2. A switchable double tappet according to claim 1, wherein the coupling slide comprises two pistons extending in a transverse borehole in the inner element that are diametrically opposed to one another, and which can be extended for the coupled state into a borehole or peripheral groove which forms the catch surface in the borehole of the housing.

3. A switchable double tappet according to claim 2, wherein the coupling slides are constructed with stepped upper sides for contact with an upper contact surface of the borehole or peripheral groove.

4. A switchable double tappet according to claim 2, wherein the coupling slides are displaceable in a coupling direction by at least one compression spring that contacts inner sides of the slides and are displaceable in a decoupling direction by hydraulic medium that fed to outer sides thereof.

5. A switchable double tappet according to claim 1, wherein a bearing-supported or bushing-supported roller running on a bolt is provided as a cam contact surface.

6. A switchable double tappet according to claim 5, wherein the bolt is held at ends thereof on a tab-like section extending from the lower head of the inner element.

7. A switchable double tappet according to claim 5, wherein the supports are arranged in the housing located next to one another, such that a connecting line runs parallel to an axial line of the bolt or the double tappet can be installed in a guide, such that the connecting line runs between the supports parallel to the camshaft.

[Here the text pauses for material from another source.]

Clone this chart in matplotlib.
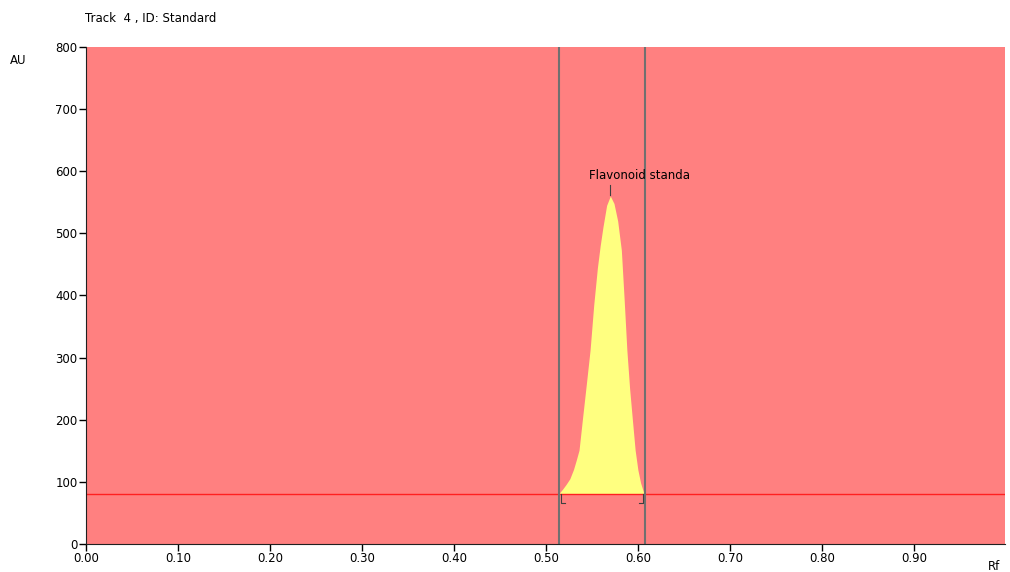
import matplotlib.pyplot as plt
import numpy as np

plt.rcParams["font.family"] = ["DejaVu Sans"]

TITLE = "Track  4 , ID: Standard"
PEAK_NAME = "Flavonoid standa"

# densitogram of the peak (Rf, AU)
rf = [0.514, 0.518, 0.522, 0.526, 0.530, 0.533, 0.536, 0.540, 0.544, 0.548,
      0.552, 0.556, 0.559, 0.562, 0.566, 0.570, 0.574, 0.578, 0.582, 0.585,
      0.588, 0.591, 0.594, 0.597, 0.600, 0.603, 0.606, 0.608]
au = [81, 88, 96, 105, 120, 135, 151, 205, 258, 312,
      385, 445, 480, 510, 545, 560, 548, 520, 473, 395,
      312, 250, 200, 151, 119, 98, 84, 81]

baseline = 81
peak_start, peak_end = 0.514, 0.608
x_ticks = [0.0, 0.1, 0.2, 0.3, 0.4, 0.5, 0.6, 0.7, 0.8, 0.9]
y_ticks = [0, 100, 200, 300, 400, 500, 600, 700, 800]

fig = plt.figure(figsize=(10.1, 5.72), dpi=100)
ax = fig.add_axes([0.0851, 0.049, 0.9099, 0.869])
ax.set_facecolor("#FF8080")

ax.fill_between(rf, baseline, au, color="#FFFF80", linewidth=0)
ax.axhline(baseline, color="#FF2020", lw=1)
ax.axvline(peak_start, color="#707070", lw=1.5)
ax.axvline(peak_end, color="#707070", lw=1.5)

# small bracket marks at peak start / end
ax.plot([rf[0] + 0.002, rf[0] + 0.002, rf[0] + 0.007],
        [baseline, baseline - 15, baseline - 15], color="#404040", lw=0.8)
ax.plot([rf[-1] - 0.002, rf[-1] - 0.002, rf[-1] - 0.007],
        [baseline, baseline - 15, baseline - 15], color="#404040", lw=0.8)

# peak label
i_max = int(np.argmax(au))
ax.plot([rf[i_max], rf[i_max]], [au[i_max] + 2, au[i_max] + 18], color="#404040", lw=0.8)
ax.text(rf[i_max] - 0.023, au[i_max] + 22, PEAK_NAME, fontsize=8.5, va="bottom", ha="left")

ax.set_xlim(0, 0.999)
ax.set_ylim(0, 800)
ax.set_xticks(x_ticks)
ax.set_xticklabels([f"{t:.2f}" for t in x_ticks])
ax.set_yticks(y_ticks)
ax.tick_params(labelsize=8.5, length=5, width=1, direction="out", pad=1)
for side in ["top", "right"]:
    ax.spines[side].set_visible(False)
ax.spines["left"].set_color("#202020")
ax.spines["bottom"].set_color("#202020")

fig.text(0.084, 0.968, TITLE, fontsize=8.5, ha="left", va="center")
fig.text(0.010, 0.895, "AU", fontsize=8.5, ha="left", va="center")
fig.text(0.978, 0.010, "Rf", fontsize=8.5, ha="left", va="center")

fig.savefig("out.png", dpi=100)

8. A switchable double tappet according to claim 1, wherein a rotational locking device extends between the inner element and the housing.

9. A switchable double tappet according to claim 8, wherein the rotational locking device is a pin-groove, ball-groove, or spring-groove connection or comprises complementary flattened sections of an outer casing of the inner element and the borehole of the housing.

10. A switchable double tappet according to claim 1, wherein for each of the supports there is a pressure piston as a component of a hydraulic backlash compensating element, each of the backlash compensating elements further comprises a guide sleeve, in which the pressure piston moves axially, and the guide sleeves are held in a transverse guide spanning the upper borehole of the housing and are supported with bases thereof at least indirectly opposite an upper side of the crossbar.

11. A switchable double tappet according to claim 1, wherein a region of the lower head of the inner element is stepped, and an annular shoulder communicates in the stepped region with a stop projecting from the borehole of the housing, and backlash of at least one of the coupling slides can also be selectively adjusted relative to its catch surface in the housing in the coupled state via the stop.

12. A switchable double tappet according to claim 11, wherein a variable thickness ring or two rings, of which at least one has a variable thickness, are provided as the stop.